Le Japon réagira « avec calme et fermeté » en assurant « une vigilance et des activités de surveillance renforcées dans les zones maritimes et aériennes environnantes ». C’est ce qu’a renchéri pour sa part, dimanche, la cheffe du gouvernement nippon, Sanae Takaichi,
Un casus belli ?
De quoi s’agit-il au juste ? Selon la version nippone, des chasseurs J-15 ayant décollé samedi dernier du porte-avions de la marine chinoise Liaoning ont verrouillé à deux reprises, samedi dernier, leurs radars sur des avions japonais dans les eaux internationales près de l’île d’Okinawa située au sud du Japon.
Selon le ministère japonais de la Défense, deux épisodes distincts ont eu lieu. Le premier s’est produit peu après 16h30, lorsque des J-15 chinois opérant depuis le porte-avions Liaoning ont orienté leur radar de conduite de tir vers des F-15 japonais. Le second incident est survenu vers 20h00, dans la même zone maritime. Les données opérationnelles fournies par Tokyo indiquent que le premier verrouillage a duré environ trois minutes. Tandis que le second a persisté près de trente minutes, un laps de temps jugé « très long ».
Faut-il rappeler que dans le code militaire, le « verrouillage » signifie que le radar d’un avion miliaire ennemi cesse de simplement balayer le ciel et commence à suivre une cible précise, en vue d’obtenir une solution de tir; les avions de chasse modernes étant en mesure de détecter s’ils sont visés de la sorte. D’ailleurs, le verrouillage radar reste l’un des actes les plus sensibles dans le spectre de l’interception militaire. En effet, ce geste place l’avion ciblé dans une posture défensive immédiate, susceptible de conduire à une surréaction.
Un casus belli ? En droit international, le verrouillage radar d’un avion adverse n’est pas considéré comme un motif légitime pour déclencher la guerre. Car, il n’existe aucun code militaire universel définissant cet acte comme une agression formelle.

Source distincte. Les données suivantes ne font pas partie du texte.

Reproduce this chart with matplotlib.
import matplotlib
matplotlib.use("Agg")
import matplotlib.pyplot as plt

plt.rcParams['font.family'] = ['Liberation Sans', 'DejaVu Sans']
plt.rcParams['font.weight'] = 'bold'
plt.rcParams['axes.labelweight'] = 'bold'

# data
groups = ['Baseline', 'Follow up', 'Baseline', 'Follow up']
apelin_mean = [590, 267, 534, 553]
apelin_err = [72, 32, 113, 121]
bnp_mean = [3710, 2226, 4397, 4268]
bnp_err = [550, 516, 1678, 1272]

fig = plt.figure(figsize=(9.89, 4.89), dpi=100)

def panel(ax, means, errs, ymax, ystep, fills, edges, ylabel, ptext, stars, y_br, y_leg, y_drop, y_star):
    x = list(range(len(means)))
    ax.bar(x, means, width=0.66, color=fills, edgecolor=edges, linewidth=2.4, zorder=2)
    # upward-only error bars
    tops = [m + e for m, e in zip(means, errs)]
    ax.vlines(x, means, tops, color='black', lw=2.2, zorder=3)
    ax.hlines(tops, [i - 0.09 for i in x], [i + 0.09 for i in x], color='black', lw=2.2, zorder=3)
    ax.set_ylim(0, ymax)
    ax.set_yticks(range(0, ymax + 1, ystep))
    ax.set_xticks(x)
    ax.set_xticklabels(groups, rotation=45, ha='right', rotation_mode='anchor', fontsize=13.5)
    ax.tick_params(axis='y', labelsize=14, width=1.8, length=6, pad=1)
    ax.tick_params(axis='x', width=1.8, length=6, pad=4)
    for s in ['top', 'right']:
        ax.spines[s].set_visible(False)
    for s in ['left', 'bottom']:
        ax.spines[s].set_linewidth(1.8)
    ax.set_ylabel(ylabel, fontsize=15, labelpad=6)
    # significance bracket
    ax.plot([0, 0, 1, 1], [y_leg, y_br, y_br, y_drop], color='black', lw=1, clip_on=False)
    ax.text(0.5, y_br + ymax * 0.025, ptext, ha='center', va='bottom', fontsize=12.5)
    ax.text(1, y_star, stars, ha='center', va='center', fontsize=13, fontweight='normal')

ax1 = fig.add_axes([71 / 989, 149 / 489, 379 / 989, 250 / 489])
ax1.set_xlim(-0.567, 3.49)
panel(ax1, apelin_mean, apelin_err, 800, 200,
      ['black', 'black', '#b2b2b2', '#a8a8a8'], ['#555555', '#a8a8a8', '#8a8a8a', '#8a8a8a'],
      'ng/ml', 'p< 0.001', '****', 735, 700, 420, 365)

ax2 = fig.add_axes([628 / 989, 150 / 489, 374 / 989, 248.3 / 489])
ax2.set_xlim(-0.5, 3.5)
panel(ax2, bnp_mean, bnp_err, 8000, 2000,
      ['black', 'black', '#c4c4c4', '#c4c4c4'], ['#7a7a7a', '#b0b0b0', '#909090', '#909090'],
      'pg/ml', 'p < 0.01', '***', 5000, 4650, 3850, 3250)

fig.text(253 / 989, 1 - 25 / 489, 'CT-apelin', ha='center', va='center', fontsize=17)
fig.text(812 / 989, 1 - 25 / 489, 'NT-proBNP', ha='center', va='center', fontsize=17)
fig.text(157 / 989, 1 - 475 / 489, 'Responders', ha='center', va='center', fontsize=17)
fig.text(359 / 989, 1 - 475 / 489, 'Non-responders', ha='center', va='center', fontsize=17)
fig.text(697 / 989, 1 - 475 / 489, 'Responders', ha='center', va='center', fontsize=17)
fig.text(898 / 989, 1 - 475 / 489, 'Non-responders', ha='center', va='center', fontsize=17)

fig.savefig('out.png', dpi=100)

Le droit international s’appuie surtout sur la Charte des Nations unies et le droit coutumier, qui encadrent l’usage de la force et la légitime défense. Or, tant qu’aucun tir n’est effectué, le verrouillage n’entre pas dans la catégorie des « attaques armées ».
Pour autant, ce geste reste hautement hostile puisque en pratique, le verrouillage radar demeure une provocation dangereuse, plutôt qu’un acte de guerre reconnu. Ainsi, dans un contexte tendu, comme c’est le cas en mer de Chine orientale- objet d’un différend territorial en particulier autour de l’archipel nommé îles Senkaku par le Japon et îles Diaoyu par la Chine– une étincelle peut suffire à mettre le feu aux poudres.

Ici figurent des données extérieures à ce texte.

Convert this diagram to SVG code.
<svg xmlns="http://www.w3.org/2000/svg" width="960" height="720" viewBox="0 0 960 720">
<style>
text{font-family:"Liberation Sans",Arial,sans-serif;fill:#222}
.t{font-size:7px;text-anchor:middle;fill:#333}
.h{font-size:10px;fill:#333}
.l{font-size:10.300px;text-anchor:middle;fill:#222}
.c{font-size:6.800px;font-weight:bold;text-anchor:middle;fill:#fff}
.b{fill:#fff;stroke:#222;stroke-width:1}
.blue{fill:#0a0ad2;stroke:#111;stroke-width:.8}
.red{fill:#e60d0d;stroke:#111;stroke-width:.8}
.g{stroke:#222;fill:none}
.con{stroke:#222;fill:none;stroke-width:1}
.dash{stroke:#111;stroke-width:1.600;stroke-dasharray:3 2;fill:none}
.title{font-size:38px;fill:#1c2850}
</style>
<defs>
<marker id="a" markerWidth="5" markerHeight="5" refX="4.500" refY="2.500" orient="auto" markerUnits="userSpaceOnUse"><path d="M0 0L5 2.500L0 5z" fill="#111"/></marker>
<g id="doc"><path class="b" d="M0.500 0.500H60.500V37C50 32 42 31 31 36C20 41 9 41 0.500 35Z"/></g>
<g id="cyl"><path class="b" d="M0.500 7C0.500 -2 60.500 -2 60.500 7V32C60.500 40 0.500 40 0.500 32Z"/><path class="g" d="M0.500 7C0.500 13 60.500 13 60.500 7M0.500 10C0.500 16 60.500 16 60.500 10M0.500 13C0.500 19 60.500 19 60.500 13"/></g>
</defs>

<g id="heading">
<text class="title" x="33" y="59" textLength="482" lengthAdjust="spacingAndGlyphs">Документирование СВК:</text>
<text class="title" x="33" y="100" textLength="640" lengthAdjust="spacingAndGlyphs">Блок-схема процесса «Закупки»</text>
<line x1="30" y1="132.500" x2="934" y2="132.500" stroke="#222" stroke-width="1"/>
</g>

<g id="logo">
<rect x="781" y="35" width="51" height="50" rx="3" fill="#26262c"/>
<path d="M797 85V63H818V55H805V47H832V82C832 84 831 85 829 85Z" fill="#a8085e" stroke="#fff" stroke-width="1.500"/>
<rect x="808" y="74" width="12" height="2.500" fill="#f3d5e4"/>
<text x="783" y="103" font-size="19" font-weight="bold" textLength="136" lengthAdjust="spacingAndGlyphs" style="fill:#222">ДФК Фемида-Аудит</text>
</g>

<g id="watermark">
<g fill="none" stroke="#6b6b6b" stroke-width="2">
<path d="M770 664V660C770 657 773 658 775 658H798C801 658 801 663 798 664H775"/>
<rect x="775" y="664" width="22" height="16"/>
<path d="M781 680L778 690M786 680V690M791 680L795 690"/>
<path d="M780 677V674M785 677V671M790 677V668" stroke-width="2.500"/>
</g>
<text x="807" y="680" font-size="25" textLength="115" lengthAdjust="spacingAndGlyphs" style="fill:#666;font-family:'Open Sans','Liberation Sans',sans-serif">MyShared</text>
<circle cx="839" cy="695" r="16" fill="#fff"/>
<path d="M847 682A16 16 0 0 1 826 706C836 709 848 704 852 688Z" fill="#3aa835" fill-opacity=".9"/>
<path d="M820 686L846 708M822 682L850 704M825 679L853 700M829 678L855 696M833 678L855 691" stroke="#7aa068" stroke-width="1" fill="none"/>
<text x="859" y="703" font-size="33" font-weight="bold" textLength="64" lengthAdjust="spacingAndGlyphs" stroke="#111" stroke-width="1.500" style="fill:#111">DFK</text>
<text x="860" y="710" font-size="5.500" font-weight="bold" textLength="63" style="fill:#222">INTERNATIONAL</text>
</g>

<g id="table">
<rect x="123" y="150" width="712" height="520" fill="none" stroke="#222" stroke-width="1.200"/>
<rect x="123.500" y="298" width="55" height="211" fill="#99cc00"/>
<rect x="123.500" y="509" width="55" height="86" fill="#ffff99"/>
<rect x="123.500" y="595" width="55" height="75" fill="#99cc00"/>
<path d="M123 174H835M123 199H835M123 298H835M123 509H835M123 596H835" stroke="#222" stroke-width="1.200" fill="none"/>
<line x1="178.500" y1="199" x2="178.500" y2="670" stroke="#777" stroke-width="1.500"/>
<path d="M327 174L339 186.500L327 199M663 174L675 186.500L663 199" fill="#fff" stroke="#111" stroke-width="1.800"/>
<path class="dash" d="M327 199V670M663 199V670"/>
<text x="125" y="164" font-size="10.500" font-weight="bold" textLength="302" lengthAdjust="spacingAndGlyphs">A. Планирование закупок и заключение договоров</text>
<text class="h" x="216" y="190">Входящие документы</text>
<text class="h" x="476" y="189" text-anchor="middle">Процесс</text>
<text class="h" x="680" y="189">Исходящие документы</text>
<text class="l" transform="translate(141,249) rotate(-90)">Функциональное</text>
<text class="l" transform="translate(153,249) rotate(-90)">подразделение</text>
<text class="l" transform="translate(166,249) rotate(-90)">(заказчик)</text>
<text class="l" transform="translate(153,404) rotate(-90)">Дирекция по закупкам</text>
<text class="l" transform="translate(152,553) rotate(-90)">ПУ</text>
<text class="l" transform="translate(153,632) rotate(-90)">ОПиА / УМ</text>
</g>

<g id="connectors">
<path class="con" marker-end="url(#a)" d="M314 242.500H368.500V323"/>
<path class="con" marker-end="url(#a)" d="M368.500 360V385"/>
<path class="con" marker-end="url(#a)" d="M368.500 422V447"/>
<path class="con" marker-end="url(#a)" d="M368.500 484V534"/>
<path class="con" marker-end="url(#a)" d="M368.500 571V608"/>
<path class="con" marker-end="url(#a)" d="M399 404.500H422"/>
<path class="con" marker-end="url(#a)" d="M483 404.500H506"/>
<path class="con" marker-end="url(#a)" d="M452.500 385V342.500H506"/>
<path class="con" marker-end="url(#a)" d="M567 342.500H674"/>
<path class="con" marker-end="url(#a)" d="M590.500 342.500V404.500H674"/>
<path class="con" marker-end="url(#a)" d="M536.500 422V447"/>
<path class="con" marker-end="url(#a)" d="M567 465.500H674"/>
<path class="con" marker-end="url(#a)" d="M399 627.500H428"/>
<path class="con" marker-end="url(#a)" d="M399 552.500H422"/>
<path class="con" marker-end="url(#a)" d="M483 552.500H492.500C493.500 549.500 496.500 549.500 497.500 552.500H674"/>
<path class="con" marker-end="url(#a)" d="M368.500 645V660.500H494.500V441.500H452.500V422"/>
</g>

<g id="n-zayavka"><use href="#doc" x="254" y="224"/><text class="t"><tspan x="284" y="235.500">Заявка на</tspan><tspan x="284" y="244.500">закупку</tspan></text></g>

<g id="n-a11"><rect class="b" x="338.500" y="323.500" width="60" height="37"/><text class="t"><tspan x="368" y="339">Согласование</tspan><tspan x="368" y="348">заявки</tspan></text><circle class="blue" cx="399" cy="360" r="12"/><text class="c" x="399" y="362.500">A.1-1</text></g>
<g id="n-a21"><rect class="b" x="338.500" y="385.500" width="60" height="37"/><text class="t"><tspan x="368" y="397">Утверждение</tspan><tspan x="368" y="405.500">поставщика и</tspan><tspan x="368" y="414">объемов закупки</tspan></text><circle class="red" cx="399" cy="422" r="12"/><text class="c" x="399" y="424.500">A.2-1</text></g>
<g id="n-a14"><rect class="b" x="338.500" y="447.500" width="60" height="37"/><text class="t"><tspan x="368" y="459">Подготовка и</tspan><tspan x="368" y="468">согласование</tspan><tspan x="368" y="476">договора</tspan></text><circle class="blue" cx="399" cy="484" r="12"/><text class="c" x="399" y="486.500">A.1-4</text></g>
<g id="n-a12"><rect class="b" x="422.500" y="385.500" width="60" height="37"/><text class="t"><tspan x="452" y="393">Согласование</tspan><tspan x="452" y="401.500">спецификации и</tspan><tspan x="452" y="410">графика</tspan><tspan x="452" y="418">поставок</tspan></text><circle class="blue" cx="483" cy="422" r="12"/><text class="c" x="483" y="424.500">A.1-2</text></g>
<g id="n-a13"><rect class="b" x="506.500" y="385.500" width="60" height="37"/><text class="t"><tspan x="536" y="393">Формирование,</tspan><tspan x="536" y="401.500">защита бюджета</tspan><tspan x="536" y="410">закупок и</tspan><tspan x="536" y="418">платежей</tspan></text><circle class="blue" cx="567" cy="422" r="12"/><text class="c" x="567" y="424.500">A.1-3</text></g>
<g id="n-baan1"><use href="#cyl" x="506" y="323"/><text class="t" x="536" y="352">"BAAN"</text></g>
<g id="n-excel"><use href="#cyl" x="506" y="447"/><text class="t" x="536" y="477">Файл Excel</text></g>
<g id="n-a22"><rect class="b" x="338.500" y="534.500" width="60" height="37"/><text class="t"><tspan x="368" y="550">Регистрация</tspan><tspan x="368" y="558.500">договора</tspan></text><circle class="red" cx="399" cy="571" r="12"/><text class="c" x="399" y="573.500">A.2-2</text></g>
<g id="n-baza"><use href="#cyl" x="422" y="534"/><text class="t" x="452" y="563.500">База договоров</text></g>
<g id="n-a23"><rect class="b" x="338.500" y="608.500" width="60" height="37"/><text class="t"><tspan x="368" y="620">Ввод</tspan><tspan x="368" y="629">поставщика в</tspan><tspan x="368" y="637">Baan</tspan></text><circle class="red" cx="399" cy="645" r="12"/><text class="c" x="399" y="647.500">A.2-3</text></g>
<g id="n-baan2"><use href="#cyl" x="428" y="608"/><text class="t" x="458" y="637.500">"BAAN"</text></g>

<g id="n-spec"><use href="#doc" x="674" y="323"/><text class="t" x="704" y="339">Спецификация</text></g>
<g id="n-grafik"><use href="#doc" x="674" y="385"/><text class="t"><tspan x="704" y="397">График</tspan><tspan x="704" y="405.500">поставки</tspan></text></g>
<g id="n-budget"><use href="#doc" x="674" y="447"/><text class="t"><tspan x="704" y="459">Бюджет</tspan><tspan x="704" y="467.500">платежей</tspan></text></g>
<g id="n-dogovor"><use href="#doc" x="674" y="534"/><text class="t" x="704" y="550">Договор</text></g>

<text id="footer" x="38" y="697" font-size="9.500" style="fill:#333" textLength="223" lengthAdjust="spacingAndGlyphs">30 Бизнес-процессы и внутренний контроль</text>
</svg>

Faut-il rappeler à cet égard que l’aviation se retrouve une nouvelle fois au cœur d’un rapport de force asymétrique entre Chine et Japon. Dans un contexte de tension persistante, ce type d’incident fait ressurgir le spectre d’un engrenage involontaire entre deux puissances habituées jadis à croiser leurs forces militaires au-dessus du Pacifique.
« Calomnies et diffamation », selon Pékin
La version chinoise est autre. Le porte-parole de la marine chinoise, Wang Xuemeng, a déclaré pour sa part que les avions japonais s’étaient « approchés de manière répétée » d’une zone d’exercice annoncée, perturbant des manœuvres aéronavales prévues depuis plusieurs jours. Et Pékin d’affirmer que les opérations menées dans le détroit de Miyako faisaient partie d’un cycle d’entraînement du groupe aéronaval du Liaoning, incluant plus de 100 décollages et appontages sur la seule journée du 6 décembre.
« Les accusations de Tokyo sont totalement contraires aux faits », a affirmé la même source. Tout en demandant au voisin japonais de « cesser immédiatement de calomnier et de diffamer ».
A noter toutefois qu’en dépit de ce qui est perçu comme « provocation », le gouvernement du pays du Soleil-Levant cherche à apaiser les tensions. De son côté, la Chine s’est abstenue pour le moment de prendre des mesures économiques sévères, ni n’a brandi l’arme fatale de la limitation des exportations de terres rares vers son voisin. Jusqu’à nouvel ordre.